Os pretensiosos reformadores tiveram a chance de demonstrar se eram capazes ou não de organizar a maioria oprimida contra a burguesia e seus governos, no momento em que o governo do PT afundou, sobreveio o golpe de Estado, e os governos de direita e ultradireita passaram a impor as contrarreformas. Não foram capazes de organizar o proletariado no campo da independência de classe, para impedir as reformas trabalhista e previdenciária, e a ampliação da terceirização. Traíram, recentemente, os operários da Ford, Volks, Embraer, etc. Os reformadores populares não fizeram nada para que os sindicatos e movimentos, que estão sob o seu controle, colocassem os empregos de milhões acima dos lucros da minoria capitalista. Essa é a verdade que a máscara do socialismo pequeno-burguês não tem como ocultar.
Em janeiro, prefeitos e vereadores tomam posse em 5.570 municípios. A imensa maioria continua sob o controle das oligarquias regionais e locais. A esquerda reformista não teve como superar sua debilidade. A direita e a ultradireita burguesas, no final das contas, se unem para combater a revolta dos explorados. E o reformismo serve de amortecedor à luta de classes. Essas relações políticas não sofreram nenhum abalo. A classe operária vai se deparar com esse poderoso dique de contenção às suas necessidades elementares. Está previsto o recrudescimento da crise econômica e política no próximo período. Nova ofensiva das contrarreformas já está a caminho, ainda que retardada pela crise sanitária. A reforma administrativa, principalmente, e o plano de privatização aguardam apenas o arrefecimento da pandemia, para serem impostos, a despeito da vontade da maioria e das necessidades nacionais do país. Acima de tudo, imperam a gigantesca dívida pública e o saque do Tesouro Nacional. O desemprego e subemprego continuarão atingindo e desintegrando a família dos trabalhadores. As eleições municipais ficarão para trás como um circo de mentiras e horrores.

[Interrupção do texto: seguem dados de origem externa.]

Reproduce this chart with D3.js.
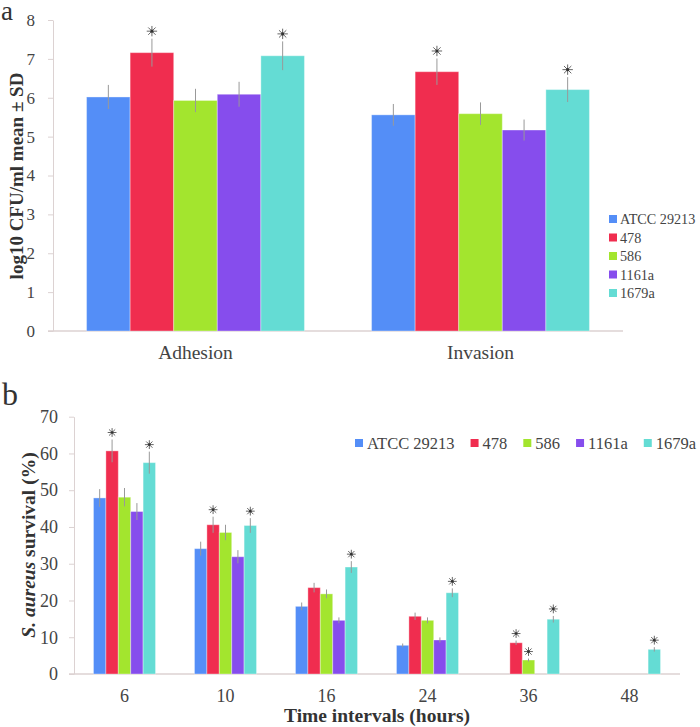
<!DOCTYPE html>
<html><head><meta charset="utf-8">
<script src="https://cdn.jsdelivr.net/npm/d3@7"></script>
<style>
html,body{margin:0;padding:0;background:#fff;}
svg{display:block;font-family:"Liberation Serif","Times New Roman",serif;}
</style></head>
<body>
<svg id="c" width="700" height="727"></svg>
<script>
// ---------- data ----------
const strains = ["ATCC 29213","478","586","1161a","1679a"];
const colors = ["#548ef7","#f02d4f","#a3e52e","#864ded","#64dcd4"];

const groupsA = ["Adhesion","Invasion"];
const adhesionMean = [6.02,7.16,5.93,6.09,7.08];
const adhesionSD   = [0.31,0.36,0.30,0.32,0.37];
const adhesionSig  = [0,1,0,0,1];
const invasionMean = [5.56,6.67,5.59,5.17,6.21];
const invasionSD   = [0.28,0.34,0.29,0.27,0.32];
const invasionSig  = [0,1,0,0,1];
const yTicksA = [0,1,2,3,4,5,6,7,8];

const times = ["6","10","16","24","36","48"];
const survATCC  = [47.9,34.1,18.4,7.8,null,null];
const surv478   = [60.7,40.6,23.5,15.7,8.5,null];
const surv586   = [48.1,38.5,21.8,14.6,3.8,null];
const surv1161a = [44.2,31.9,14.6,9.25,null,null];
const surv1679a = [57.5,40.4,29.1,22.1,14.9,6.7];
const sdATCC  = [2.4,1.9,1.05,0.5,null,null];
const sd478   = [3.1,2.2,1.3,1.0,0.6,null];
const sd586   = [2.5,2.1,1.2,0.8,0.4,null];
const sd1161a = [2.3,1.8,0.8,0.7,null,null];
const sd1679a = [3.0,2.0,1.6,1.2,0.9,0.6];
const sigATCC  = [0,0,0,0,0,0];
const sig478   = [1,1,0,0,1,0];
const sig586   = [0,0,0,0,1,0];
const sig1161a = [0,0,0,0,0,0];
const sig1679a = [1,1,1,1,1,1];
const yTicksB = [0,10,20,30,40,50,60,70];

// ---------- helpers ----------
const svg = d3.select("#c");
const axisColor = "#dcd2d2";
const textColor = "#444";
const serif = "Liberation Serif";

function asterisk(g, cx, cy, r){
  const p = d3.path();
  for (let k=0;k<4;k++){
    const a = k*Math.PI/4;
    p.moveTo(cx - r*Math.cos(a), cy - r*Math.sin(a));
    p.lineTo(cx + r*Math.cos(a), cy + r*Math.sin(a));
  }
  g.append("path").attr("d", p.toString()).attr("stroke","#666").attr("stroke-width",1).attr("fill","none");
  g.append("circle").attr("cx",cx).attr("cy",cy).attr("r",r*0.3).attr("fill","#333");
}

// ---------- chart a ----------
{
  const left=53, right=623, top=20, bottom=331;
  const y = d3.scaleLinear().domain([0,8]).range([bottom, top]);
  const x0 = d3.scaleBand().domain(groupsA).range([left,right]).padding(0);
  const x1 = d3.scaleBand().domain(strains).range([0,x0.bandwidth()]).paddingInner(0).paddingOuter(0.77);
  const rows = [
    {g:"Adhesion", m:adhesionMean, s:adhesionSD, sig:adhesionSig},
    {g:"Invasion", m:invasionMean, s:invasionSD, sig:invasionSig}
  ];
  const g = svg.append("g");
  const ya = g.append("g").attr("transform",`translate(${left},0)`)
    .call(d3.axisLeft(y).tickValues(yTicksA).tickSize(5).tickSizeOuter(0).tickPadding(13));
  ya.attr("font-family", serif);
  ya.select(".domain").attr("stroke",axisColor);
  ya.selectAll(".tick line").attr("stroke",axisColor);
  ya.selectAll(".tick text").attr("fill",textColor).style("font-size","17px").style("font-family",serif);
  g.append("line").attr("x1",left-5).attr("x2",right).attr("y1",bottom).attr("y2",bottom).attr("stroke",axisColor).attr("stroke-width",1.5);

  rows.forEach(r=>{
    const gg = g.append("g").attr("transform",`translate(${x0(r.g)},0)`);
    strains.forEach((st,i)=>{
      gg.append("rect").attr("x",x1(st)).attr("width",x1.bandwidth())
        .attr("y",y(r.m[i])).attr("height",y(0)-y(r.m[i]))
        .attr("fill",colors[i]).attr("stroke","rgba(255,255,255,0.35)").attr("stroke-width",1);
      const cx = x1(st)+x1.bandwidth()/2;
      gg.append("line").attr("x1",cx).attr("x2",cx)
        .attr("y1",y(r.m[i]+r.s[i])).attr("y2",y(r.m[i]-r.s[i]))
        .attr("stroke","#999").attr("stroke-width",1);
      if (r.sig[i]) asterisk(gg, cx, y(r.m[i]+r.s[i])-7.5, 5.2);
    });
    g.append("text").attr("x",x0(r.g)+x0.bandwidth()/2).attr("y",359)
      .attr("text-anchor","middle").attr("fill",textColor).style("font-size","19.5px").text(r.g);
  });

  g.append("text").attr("transform",`translate(23,176) rotate(-90)`).attr("text-anchor","middle")
    .attr("fill","#333").style("font-size","19px").style("font-weight","bold").text("log10 CFU/ml mean ± SD");
  g.append("text").attr("x",1).attr("y",20).attr("fill","#333").style("font-size","27px").text("a");

  const lg = g.append("g");
  strains.forEach((st,i)=>{
    const cy = 219 + i*18.5;
    lg.append("rect").attr("x",609).attr("y",cy-4).attr("width",8).attr("height",8).attr("fill",colors[i]);
    lg.append("text").attr("x",620).attr("y",cy+5).attr("fill",textColor).style("font-size","14.2px").text(st);
  });
}

// ---------- chart b ----------
{
  const left=74, right=680, top=416.7, bottom=674;
  const y = d3.scaleLinear().domain([0,70]).range([bottom, top]);
  const x0 = d3.scaleBand().domain(times).range([left,right]).padding(0);
  const x1 = d3.scaleBand().domain(strains).range([0,x0.bandwidth()]).paddingInner(0).paddingOuter(1.57);
  const series = [
    {v:survATCC, s:sdATCC, sig:sigATCC},
    {v:surv478, s:sd478, sig:sig478},
    {v:surv586, s:sd586, sig:sig586},
    {v:surv1161a, s:sd1161a, sig:sig1161a},
    {v:surv1679a, s:sd1679a, sig:sig1679a}
  ];
  const g = svg.append("g");
  const ya = g.append("g").attr("transform",`translate(${left},0)`)
    .call(d3.axisLeft(y).tickValues(yTicksB).tickSize(5).tickSizeOuter(0).tickPadding(11));
  ya.attr("font-family", serif);
  ya.select(".domain").attr("stroke",axisColor);
  ya.selectAll(".tick line").attr("stroke",axisColor);
  ya.selectAll(".tick text").attr("fill",textColor).style("font-size","18px").style("font-family",serif);
  g.append("line").attr("x1",left-5).attr("x2",right).attr("y1",bottom).attr("y2",bottom).attr("stroke",axisColor).attr("stroke-width",1.5);

  times.forEach((t,j)=>{
    const gg = g.append("g").attr("transform",`translate(${x0(t)},0)`);
    series.forEach((se,i)=>{
      const v = se.v[j];
      if (v==null) return;
      const st = strains[i];
      gg.append("rect").attr("x",x1(st)).attr("width",x1.bandwidth())
        .attr("y",y(v)).attr("height",y(0)-y(v))
        .attr("fill",colors[i]).attr("stroke","rgba(255,255,255,0.35)").attr("stroke-width",1);
      const cx = x1(st)+x1.bandwidth()/2;
      const sd = se.s[j]||0;
      gg.append("line").attr("x1",cx).attr("x2",cx)
        .attr("y1",y(v+sd)).attr("y2",y(v-sd))
        .attr("stroke","#999").attr("stroke-width",1);
      if (se.sig[j]) asterisk(gg, cx, y(v+sd)-7, 4.4);
    });
    g.append("text").attr("x",x0(t)+x0.bandwidth()/2).attr("y",702)
      .attr("text-anchor","middle").attr("fill",textColor).style("font-size","18px").text(t);
  });

  g.append("text").attr("x",(left+right)/2).attr("y",722).attr("text-anchor","middle")
    .attr("fill","#333").style("font-size","19.5px").style("font-weight","bold").text("Time intervals (hours)");

  const yl = g.append("text").attr("transform",`translate(35,545) rotate(-90)`).attr("text-anchor","middle")
    .attr("fill","#333").style("font-size","19.5px").style("font-weight","bold");
  yl.append("tspan").style("font-style","italic").text("S. aureus");
  yl.append("tspan").text(" survival (%)");

  g.append("text").attr("x",2).attr("y",405).attr("fill","#333").style("font-size","32px").text("b");

  const lg = g.append("g");
  let lx = 355;
  strains.forEach((st,i)=>{
    const cy = 443;
    lg.append("rect").attr("x",lx).attr("y",cy-4).attr("width",8).attr("height",8).attr("fill",colors[i]);
    const tx = lg.append("text").attr("x",lx+12).attr("y",cy+6).attr("fill",textColor).style("font-size","16.5px").text(st);
    lx = lx + 12 + tx.node().getComputedTextLength() + 16;
  });
}
</script>
</body></html>
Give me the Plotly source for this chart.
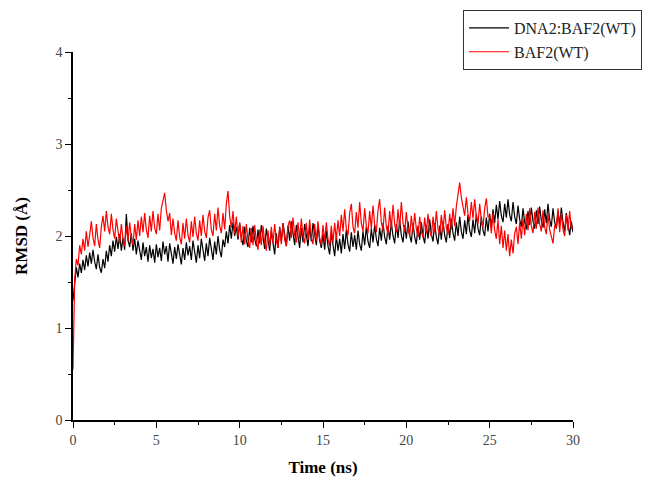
import plotly.graph_objects as go

# Sampling: one frame every 0.1 ns from 0 to 30 ns
time_ns = [round(i * 0.1, 1) for i in range(301)]

# RMSD (Å) of the DNA2:BAF2(WT) complex
rmsd_complex = [
    1.30, 1.52, 1.66, 1.55, 1.70, 1.60, 1.74, 1.63, 1.79, 1.67,
    1.82, 1.70, 1.85, 1.72, 1.64, 1.80, 1.66, 1.60, 1.75, 1.65,
    1.84, 1.72, 1.90, 1.78, 1.95, 1.83, 1.99, 1.86, 2.02, 1.84,
    1.98, 1.85, 2.24, 1.96, 1.88, 2.03, 1.84, 1.97, 1.80, 1.95,
    1.82, 1.74, 1.93, 1.78, 1.88, 1.72, 1.90, 1.76, 1.86, 1.71,
    1.91, 1.77, 1.87, 1.73, 1.94, 1.80, 1.89, 1.72, 1.92, 1.78,
    1.70, 1.88, 1.75, 1.91, 1.77, 1.69, 1.87, 1.74, 1.93, 1.79,
    1.89, 1.74, 1.95, 1.80, 1.71, 1.90, 1.76, 1.97, 1.82, 1.73,
    1.92, 1.78, 1.98, 1.83, 1.74, 1.94, 1.80, 2.00, 1.85, 1.77,
    1.96, 1.88, 2.05, 1.92, 2.12, 1.97, 2.15, 2.00, 2.10, 1.96,
    2.14, 1.98, 1.90, 2.10, 1.95, 1.88, 2.09, 1.93, 2.11, 1.97,
    1.89, 2.07, 1.92, 2.12, 1.96, 1.86, 2.08, 1.93, 1.84, 2.05,
    1.90, 1.80, 2.03, 1.87, 2.10, 1.94, 2.14, 1.98, 1.89, 2.11,
    1.95, 2.16, 2.00, 1.90, 2.12, 1.97, 1.87, 2.09, 1.93, 2.13,
    1.98, 1.89, 2.10, 1.94, 2.14, 1.99, 1.90, 2.11, 1.95, 1.87,
    2.02, 1.85, 2.06, 1.89, 1.80, 2.03, 1.87, 1.78, 2.00, 1.84,
    1.97, 1.81, 2.02, 1.86, 2.07, 1.91, 1.83, 2.04, 1.88, 2.01,
    1.85, 2.06, 1.91, 1.84, 2.05, 1.90, 2.10, 1.94, 1.87, 2.08,
    1.93, 2.12, 1.97, 1.89, 2.09, 1.95, 2.14, 1.99, 1.91, 2.11,
    1.96, 2.15, 2.00, 1.92, 2.13, 1.98, 2.17, 2.01, 1.93, 2.12,
    1.97, 2.16, 2.01, 1.93, 2.14, 1.99, 1.91, 2.11, 1.96, 2.15,
    2.00, 1.92, 2.12, 1.97, 2.18, 2.02, 1.94, 2.14, 1.99, 1.91,
    2.11, 1.96, 2.16, 2.01, 1.93, 2.13, 1.98, 2.19, 2.03, 1.95,
    2.15, 2.00, 2.21, 2.05, 1.97, 2.17, 2.02, 2.23, 2.06, 1.99,
    2.18, 2.03, 2.24, 2.08, 2.01, 2.21, 2.06, 2.00, 2.20, 2.05,
    2.24, 2.09, 2.29, 2.14, 2.34, 2.18, 2.38, 2.22, 2.15, 2.35,
    2.20, 2.40, 2.23, 2.16, 2.37, 2.21, 2.13, 2.33, 2.18, 2.10,
    2.30, 2.15, 2.07, 2.27, 2.12, 2.31, 2.16, 2.08, 2.28, 2.13,
    2.32, 2.17, 2.09, 2.29, 2.14, 2.35, 2.18, 2.10, 2.30, 2.15,
    2.08, 2.27, 2.12, 2.31, 2.15, 2.05, 2.25, 2.10, 2.01, 2.16,
    2.04,
]

# RMSD (Å) of free BAF2(WT)
rmsd_free = [
    0.55, 1.52, 1.75, 1.68, 1.90, 1.80, 1.97, 1.84, 2.05, 1.88,
    2.01, 2.16, 1.98, 1.89, 2.13, 1.96, 1.87, 2.10, 2.22, 2.05,
    2.27, 2.10, 2.02, 2.24, 2.07, 1.97, 2.19, 2.02, 1.92, 2.13,
    1.97, 1.89, 2.11, 1.94, 2.15, 1.98, 1.90, 2.13, 1.96, 2.17,
    2.00, 2.21, 2.04, 2.25, 2.07, 1.98, 2.22, 2.05, 2.27, 2.09,
    2.02, 2.24, 2.06, 2.30, 2.37, 2.47, 2.28, 2.16, 2.25, 2.01,
    2.19, 2.03, 1.95, 2.17, 1.99, 1.91, 2.14, 1.97, 2.19, 2.01,
    1.93, 2.16, 1.99, 2.21, 2.03, 1.95, 2.17, 2.00, 2.23, 2.05,
    1.98, 2.20, 2.28, 2.07, 2.00, 2.24, 2.06, 2.31, 2.11, 2.03,
    2.25, 2.07, 2.35, 2.49, 2.22, 2.09, 2.27, 2.03, 2.21, 1.99,
    2.15, 1.93, 2.11, 1.91, 2.13, 1.95, 1.87, 2.09, 1.90, 2.12,
    1.94, 1.85, 2.07, 1.90, 2.11, 1.93, 1.84, 2.06, 1.88, 2.10,
    1.92, 2.13, 1.95, 1.87, 2.09, 1.91, 2.14, 1.96, 1.89, 2.11,
    2.17, 1.98, 2.20, 2.01, 1.93, 2.15, 1.97, 2.19, 2.00, 1.92,
    2.14, 1.96, 2.18, 1.99, 1.91, 2.13, 1.95, 2.16, 1.98, 1.90,
    2.12, 1.94, 2.15, 1.97, 1.89, 2.11, 1.93, 2.14, 1.96, 2.17,
    2.00, 2.23, 2.05, 2.29, 2.08, 2.01, 2.25, 2.35, 2.10, 2.03,
    2.26, 2.09, 2.37, 2.14, 2.05, 2.30, 2.11, 2.03, 2.27, 2.08,
    2.33, 2.12, 2.04, 2.28, 2.40, 2.15, 2.06, 2.31, 2.10, 2.02,
    2.27, 2.08, 2.34, 2.13, 2.04, 2.29, 2.09, 2.37, 2.14, 2.05,
    2.26, 2.07, 2.00, 2.22, 2.04, 2.25, 2.08, 1.99, 2.21, 2.05,
    1.98, 2.20, 2.03, 2.24, 2.06, 1.99, 2.21, 2.04, 2.27, 2.08,
    2.01, 2.23, 2.05, 2.28, 2.09, 2.02, 2.24, 2.07, 2.30, 2.11,
    2.32, 2.44, 2.58, 2.42, 2.30, 2.22, 2.42, 2.24, 2.16, 2.37,
    2.19, 2.40, 2.22, 2.13, 2.35, 2.17, 2.09, 2.30, 2.41, 2.21,
    2.22, 2.03, 2.25, 2.06, 1.97, 2.18, 1.91, 2.11, 1.87, 2.06,
    1.84, 2.02, 1.78, 1.96, 1.81, 2.03, 2.10, 1.91, 2.15, 1.97,
    2.19, 2.01, 2.24, 2.06, 2.30, 2.11, 2.03, 2.26, 2.08, 2.31,
    2.13, 2.05, 2.28, 2.10, 2.02, 2.24, 2.07, 2.00, 1.92, 2.11,
    2.10, 2.30, 2.04, 2.25, 2.07, 2.00, 2.23, 2.06, 2.27, 2.08,
    2.10,
]

series_names = ["DNA2:BAF2(WT)", "BAF2(WT)"]
series_colors = ["#000000", "#ff0000"]

fig = go.Figure()
for name, ys, color in zip(series_names, [rmsd_complex, rmsd_free], series_colors):
    fig.add_trace(go.Scatter(
        x=time_ns, y=ys, mode="lines", name=name,
        line=dict(color=color, width=1.2),
    ))

serif = "Liberation Serif"

axis_common = dict(
    showgrid=False, zeroline=False, showline=True, automargin=False,
    linecolor="#000000", linewidth=1.5,
    ticks="outside", ticklen=6, tickwidth=1.2, tickcolor="#000000",
    tickfont=dict(family=serif, size=14, color="#444444"),
)

fig.update_xaxes(
    range=[0, 30], tick0=0, dtick=5,
    minor=dict(dtick=2.5, ticks="outside", ticklen=3, tickcolor="#000000", tickwidth=1),
    title=dict(text="<b>Time (ns)</b>", font=dict(family=serif, size=17, color="#000000"), standoff=16),
    **axis_common,
)
fig.update_yaxes(
    range=[0, 4], tick0=0, dtick=1,
    minor=dict(dtick=0.5, ticks="outside", ticklen=3, tickcolor="#000000", tickwidth=1),
    title=dict(text="<b>RMSD (Å)</b>", font=dict(family=serif, size=17, color="#000000"), standoff=24),
    **axis_common,
)

fig.update_layout(
    width=651, height=477,
    margin=dict(l=73, r=78, t=52, b=57, autoexpand=False),
    paper_bgcolor="#ffffff", plot_bgcolor="#ffffff",
    showlegend=True,
    legend=dict(
        x=0.78, y=1.114, xanchor="left", yanchor="top",
        bgcolor="#ffffff", bordercolor="#333333", borderwidth=1,
        font=dict(family=serif, size=16, color="#222222"),
        tracegroupgap=0, itemwidth=40,
    ),
)

fig.write_html("out.html")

A vanguarda com consciência de classe tem a tarefa de continuar a luta pela organização independente do proletariado, pela defesa das reivindicações que unificam a maioria oprimida, e pelo programa da revolução e ditadura proletárias. A parcela da vanguarda, que se subordinou à política eleitoral do reformismo e do centrismo de esquerda, deve se apoiar na experiência desse período, em que se combinou a crise sanitária e a crise econômica, e que desembocou no descarado eleitoralismo das correntes de esquerda, para elevar sua consciência de classe e se dirigir à tarefa de construir o partido operário revolucionário.